There are risks that may deter a qualified entity from asserting the defense. At a minimum, the cost and invasiveness of discovery will increase. It will extend to issues of good faith, derivation and abandonment. An entity admitting control under subsection (e)(1)(A) should also expect discovery regarding that "control" and attempts at general discovery from the other entities, even if they are nonparties to the suit. A successor-in-interest should anticipate discovery as to whether the transfer of rights was "ancillary and subordinate" and which sites should be covered by the defense.
When trying to establish the commercial use of the trade secret, one risks inadvertently establishing the patentee's infringement case. One's evidence may not be clear and convincing for the defense and yet meet the preponderance-of-evidence standard for infringement.

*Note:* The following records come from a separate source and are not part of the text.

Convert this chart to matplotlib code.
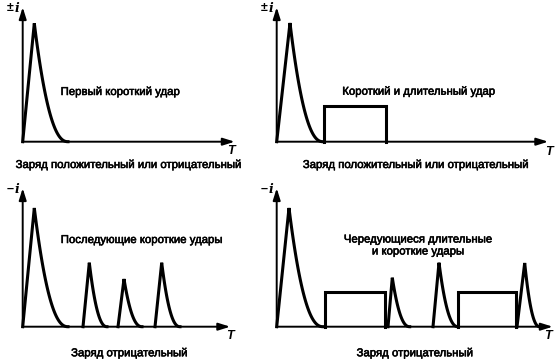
import numpy as np
import matplotlib.pyplot as plt
import matplotlib.patheffects as pe

plt.rcParams['font.family'] = ['Liberation Sans', 'DejaVu Sans']

# panel texts
axis_signs = ['±', '±', '–', '–']
titles = ['Первый короткий удар',
          'Короткий и длительный удар',
          'Последующие короткие удары',
          'Чередующиеся длительные\nи короткие удары']
captions = ['Заряд положительный или отрицательный',
            'Заряд положительный или отрицательный',
            'Заряд отрицательный',
            'Заряд отрицательный']

# short strokes: (start, peak time, peak value, end) in axis units
pulses_1 = [(0, 11.6, 118.4, 45.3)]
pulses_2 = [(0, 13.3, 118.7, 46.3)]
pulses_3 = [(0, 11.6, 118.7, 45.3), (60.3, 66.6, 64.0, 84.3),
            (95.3, 101.3, 47.7, 119.3), (132.3, 139.0, 64.0, 157.3)]
pulses_4 = [(0, 12.3, 118.7, 46.3), (111.3, 115.6, 49.0, 133.0),
            (156.3, 162.3, 64.0, 181.3), (240.3, 248.0, 63.7, 263.0)]

# long strokes: (start, end, level)
rects_1 = []
rects_2 = [(47.6, 109.0, 35.5)]
rects_3 = []
rects_4 = [(48.0, 108.6, 35.0), (181.3, 239.6, 35.0)]

pulses = [pulses_1, pulses_2, pulses_3, pulses_4]
rects = [rects_1, rects_2, rects_3, rects_4]

# axis extents
x_ends = [212, 271.5, 207.5, 276]
y_tops = [134.5, 134.5, 138.5, 138.5]

# layout (pixels)
W, H = 558, 361
origins = [(22.7, 141.7), (276.7, 141.7), (22.7, 326.7), (276.7, 326.7)]
title_pos = [(97.3, 49.7), (141.8, 50.0), (119.0, 86.7), (141.3, 81.2)]
caption_pos = [(105.6, -23.3), (138.8, -23.3), (106.5, -26.6), (138.0, -26.6)]
t_pos = [(208.0, -9.0), (272.0, -10.0), (207.3, -9.0), (271.0, -9.3)]

heavy = [pe.withStroke(linewidth=0.4, foreground='black')]

fig = plt.figure(figsize=(W / 100, H / 100), dpi=100)

for k in range(4):
    ox, oy = origins[k]
    ax = fig.add_axes([(ox - 24) / W, (H - (oy + 35)) / H, 306 / W, 176 / H])
    ax.set_xlim(-24, 282)
    ax.set_ylim(-35, 141)
    ax.axis('off')

    # axes with arrows
    arrow = dict(arrowstyle='-|>,head_length=0.7,head_width=0.22',
                 lw=1.4, color='black', shrinkA=0, shrinkB=0)
    ax.annotate('', xy=(x_ends[k], 0), xytext=(0, 0), arrowprops=arrow,
                annotation_clip=False)
    ax.annotate('', xy=(0, y_tops[k]), xytext=(0, 0), arrowprops=arrow,
                annotation_clip=False)

    # short strokes
    for (t0, tp, h, t1) in pulses[k]:
        tr = np.array([t0, tp])
        yr = np.array([0, h])
        td = np.linspace(tp, t1, 60)
        yd = h * ((t1 - td) / (t1 - tp)) ** 2.3
        ax.plot(np.concatenate([tr, td]), np.concatenate([yr, yd]),
                color='black', lw=2.2, solid_joinstyle='miter', clip_on=False)

    # long strokes
    for (s, e, lv) in rects[k]:
        ax.plot([s, s, e, e], [0, lv, lv, 0], color='black', lw=2.2,
                solid_joinstyle='miter', clip_on=False)

    # labels
    ax.text(-9.5, y_tops[k] - 1, axis_signs[k], ha='right', va='center',
            fontsize=9, fontweight='bold')
    ax.text(-3.5, y_tops[k] - 1, 'i', ha='right', va='center',
            fontsize=9, fontweight='bold', style='italic', family='DejaVu Serif')
    ax.text(t_pos[k][0], t_pos[k][1], 'T', ha='center', va='center',
            fontsize=9, fontweight='bold', style='italic')
    ax.text(title_pos[k][0], title_pos[k][1], titles[k], ha='center',
            va='center', fontsize=8.2, linespacing=1.25, path_effects=heavy)
    ax.text(caption_pos[k][0], caption_pos[k][1], captions[k], ha='center',
            va='center', fontsize=8.2, path_effects=heavy)

fig.savefig('out.png', dpi=100)
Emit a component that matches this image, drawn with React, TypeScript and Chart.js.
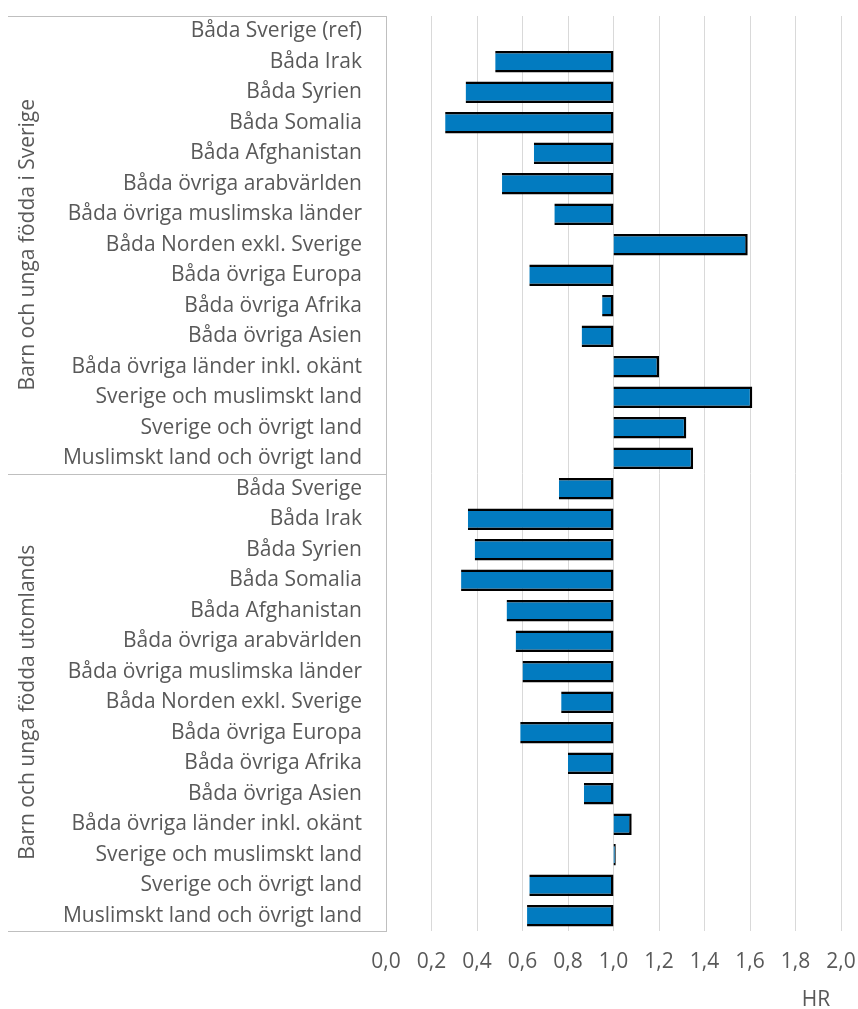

Further, if infringement is established, subsection (f) requires a court to find the case exceptional for purpose of awarding attorney fees under § 285 if the defense did not have a reasonable basis — a term that has yet to be defined. Hence, if assumptions were made with respect to, for example, claim construction or the meaning of abandonment, those assumptions will be assessed for their reasonableness.
Finally, there are AIA transition issues to be considered. In particular, prior to March 16, 2013, the public-disclosure exception under § 102(b) does not yet exist and the revised definition of "effective filing date" that includes foreign priority claims has not yet been enacted. Pub. L. No. 112-29, § 3(a), (b), (n), 125 Stat. at 285, 286, 293. The effect being that, for some cases, the burden to prove commercial use will be easier, such that patentees may accordingly delay filing suit.
Accordingly, while the scope of prior-user-right defense has certainly been expanded, at least in the short and medium term litigants will need to weight the many uncertainties and risks associated with the defense before asserting it.